The rink hot line is getting lots of calls. It's fun for the staff because people are both incredulous when they get through to someone (“wow, a real person”) and appreciative. But apparently some of the other rinks don’t like it when we give out their phone number and they get calls from skaters in their neighbourhood. They believe that it’s “not part of their job,” to answer the phone, unless it’s their girlfriend calling. the manager i cahrge of rinks says he’s told them that talking to skaters is definitely part of their job.
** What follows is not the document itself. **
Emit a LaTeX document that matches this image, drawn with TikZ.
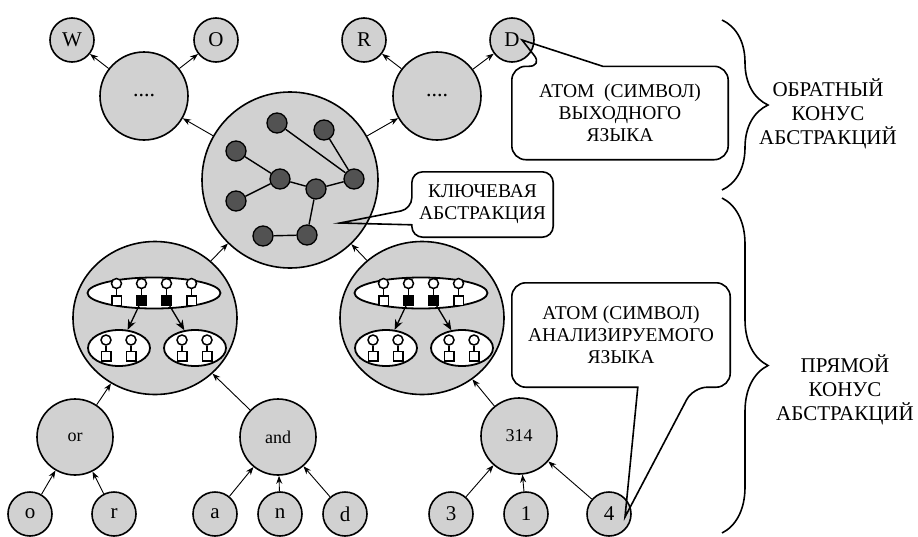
\documentclass[tikz,border=0pt]{standalone}
\usepackage{fontspec}
\setmainfont{Liberation Serif}
\usetikzlibrary{arrows.meta,shapes.geometric,decorations.pathreplacing}

\tikzset{
  atom/.style={circle, draw, line width=1.6pt, fill=black!18, minimum size=44pt, inner sep=0pt, font=\fontsize{21}{21}\selectfont},
  word/.style={atom, minimum size=76pt, font=\fontsize{18}{18}\selectfont},
  group/.style={atom, minimum size=88pt},
  tree/.style={ellipse, draw, line width=1.6pt, fill=black!18, minimum width=164pt, minimum height=153pt, inner sep=0pt},
  dot/.style={circle, draw, line width=1.3pt, fill=black!68, minimum size=20pt, inner sep=0pt},
  arr/.style={-{Stealth[length=8pt,width=6pt]}, line width=0.9pt},
  inarr/.style={-{Stealth[length=10pt,width=8pt]}, line width=1.3pt},
  link/.style={line width=1.4pt},
  bubble/.style={line width=1.6pt},
  set/.style={ellipse, draw, line width=1.8pt, fill=white, inner sep=0pt},
  pinhead/.style={circle, draw, line width=1.5pt, fill=white, minimum size=10pt, inner sep=0pt},
  pinbase/.style={rectangle, draw, line width=1.5pt, minimum size=9.5pt, inner sep=0pt},
  label/.style={align=center, inner sep=0pt, font=\fontsize{19.5}{22}\selectfont},
  cone/.style={line width=1.6pt, decorate, decoration={brace, amplitude=46pt}},
}

\begin{document}
\begin{tikzpicture}[x=1pt, y=-1pt]
\useasboundingbox (0,0) rectangle (918,536);

% output side
\node[atom] (W) at (72,40) {W};
\node[atom] (O) at (216,40) {O};
\node[atom] (R) at (364,40) {R};
\node[atom] (D) at (512,40) {D};
\node[group, font=\fontsize{22}{22}\selectfont] (dotsL) at (144,96) {....};
\node[group, font=\fontsize{22}{22}\selectfont] (dotsR) at (437,96) {....};

% key abstraction
\node[atom, minimum size=176pt] (key) at (290,180) {};
\node[dot] (k1) at (277,123) {};
\node[dot] (k2) at (324,130) {};
\node[dot] (k3) at (236,151) {};
\node[dot] (k4) at (280,179) {};
\node[dot] (k5) at (316,189) {};
\node[dot] (k6) at (354,179) {};
\node[dot] (k7) at (236,201) {};
\node[dot] (k8) at (263,236) {};
\node[dot] (k9) at (307,235) {};
\foreach \a/\b in {k1/k6,k2/k6,k3/k4,k4/k5,k4/k7,k5/k6,k5/k9,k8/k9}
  \draw[link] (\a) -- (\b);

% parsing side
\foreach \cx/\nm in {155/L,422/R} {
  \node[tree] (tree\nm) at (\cx,318) {};
  \begin{scope}[shift={(\cx,318)}]
    \node[set, minimum width=133pt, minimum height=31pt] (row\nm) at (-1,-25) {};
    \node[set, minimum width=62pt, minimum height=36pt] (left\nm) at (-36,30) {};
    \node[set, minimum width=62pt, minimum height=36pt] (right\nm) at (40,30) {};
    \foreach \p/\f [count=\i] in {-38.5/white,-13.5/black,11.5/black,36.5/white} {
      \node[pinhead] (h\i\nm) at (\p,-34.5) {};
      \node[pinbase, fill=\f] (b\i\nm) at (\p,-17.5) {};
      \draw[line width=1.5pt] (h\i\nm) -- (b\i\nm);
    }
    \foreach \p [count=\i] in {-49,-24,27,52} {
      \node[pinhead] (sh\i\nm) at (\p,22) {};
      \node[pinbase, fill=white] (sb\i\nm) at (\p,38) {};
      \draw[line width=1.5pt] (sh\i\nm) -- (sb\i\nm);
    }
    \draw[inarr] (b2\nm) -- (left\nm);
    \draw[inarr] (b3\nm) -- (right\nm);
  \end{scope}
}

\node[word] (wOr) at (75,437) {or};
\node[word] (wAnd) at (278,437) {and};
\node[word] (wNum) at (519,436) {314};
\node[atom] (lo) at (30,514) {o};
\node[atom] (lr) at (114,514) {r};
\node[atom] (la) at (215,514) {a};
\node[atom] (ln) at (280,514) {n};
\node[atom] (ld) at (345,514) {d};
\node[atom] (l3) at (451,514) {3};
\node[atom] (l1) at (526,514) {1};
\node[atom] (l4) at (609,514) {4};

% arrows
\draw[arr] (dotsL) -- (W);
\draw[arr] (dotsL) -- (O);
\draw[arr] (dotsR) -- (R);
\draw[arr] (dotsR) -- (D);
\draw[arr] (key) -- (dotsL);
\draw[arr] (key) -- (dotsR);
\draw[arr] (treeL) -- (key);
\draw[arr] (treeR) -- (key);
\draw[arr] (wOr) -- (treeL);
\draw[arr] (wAnd) -- (treeL);
\draw[arr] (wNum) -- (treeR);
\draw[arr] (lo) -- (wOr);
\draw[arr] (lr) -- (wOr);
\draw[arr] (la) -- (wAnd);
\draw[arr] (ln) -- (wAnd);
\draw[arr] (ld) -- (wAnd);
\draw[arr] (l3) -- (wNum);
\draw[arr] (l1) -- (wNum);
\draw[arr] (l4) -- (wNum);

% callouts
\node[label, minimum width=216pt, minimum height=93pt] (outAtom) at (620,113) {АТОМ\ \ (СИМВОЛ)\\ВЫХОДНОГО\\ЯЗЫКА};
\coordinate (outTip) at ([xshift=10pt]D.center);
\draw[bubble] (outAtom.south west) [rounded corners=14pt] -- (outAtom.north west)
  -- ([xshift=31pt]outAtom.north west) [sharp corners] -- (outTip)
  -- ([xshift=91pt]outAtom.north west) [rounded corners=14pt] -- (outAtom.north east)
  -- (outAtom.south east) -- cycle;

\node[label, minimum width=141pt, minimum height=65pt] (keyText) at (482.5,204.5) {КЛЮЧЕВАЯ\\АБСТРАКЦИЯ};
\coordinate (keyTip) at (340,223);
\draw[bubble] (keyText.north east) [rounded corners=11pt] -- (keyText.north west)
  -- ([yshift=-37pt]keyText.north west) [sharp corners] -- (keyTip)
  -- ([yshift=-53pt]keyText.north west) [rounded corners=11pt] -- (keyText.south west)
  -- (keyText.south east) -- cycle;

\node[label, minimum width=218pt, minimum height=104pt] (inAtom) at (621,335) {АТОМ (СИМВОЛ)\\АНАЛИЗИРУЕМОГО\\ЯЗЫКА};
\coordinate (inTip) at ([xshift=16pt,yshift=-3pt]l4.center);
\draw[bubble] (inAtom.south west) [rounded corners=14pt] -- (inAtom.north west)
  -- (inAtom.north east) -- (inAtom.south east)
  -- ([xshift=-37pt]inAtom.south east) [sharp corners] -- (inTip)
  -- ([xshift=126pt]inAtom.south west) [rounded corners=14pt] -- cycle;

% cones
\draw[cone] (722,20) -- (722,190);
\draw[cone] (722,198) -- (722,533);
\node[label, font=\fontsize{21}{24}\selectfont] (coneBack) at (828,114) {ОБРАТНЫЙ\\КОНУС\\АБСТРАКЦИЙ};
\node[label, font=\fontsize{21}{24}\selectfont] (coneFwd) at (845,390) {ПРЯМОЙ\\КОНУС\\АБСТРАКЦИЙ};
\end{tikzpicture}
\end{document}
Apparently city council is considering next year's budget, and they may vote to shrink the rink season again, to 8 weeks a year. All of the Parks and Recreation staff including the director think that’s just crazy. The ten-week rink season is still on the books, even though we’ve been able to stretch it back to 12 weeks for the second year now. The rink has had so much use this winter, and with Peter White there as the foreman, it works pretty well. But there is a big gulf between what we do and what hatches out at City Hall. The question is, how much bad news can people take?
I got hold of a copy of a City of Toronto report on outdoor rinks done last year: “Outdoor ice Facilities Harmonization Study January 2002.” The City hired a consulting company called Leisure Plan International to do this report, but it sounds like the consultants had trouble finding the information they needed:
P.75: re ice rink operations: “It should be noted that information was not readily available concerning the municipal operational approach and as a result it was not possible to undertake a more thorough discussion of current municipal operational approaches and practices.”
p.78: “Comprehensive data concerning the operational expenditures and revenues associated with municipal outdoor ice rinks was not available. The cost to provide the current level of municipal outdoor ice rink service could not be identified for either the City as a whole or on a district basis.”
Well, that's the problem, isn't it. As far as the compressor-run outdoor rinks go, the City managers are working blind.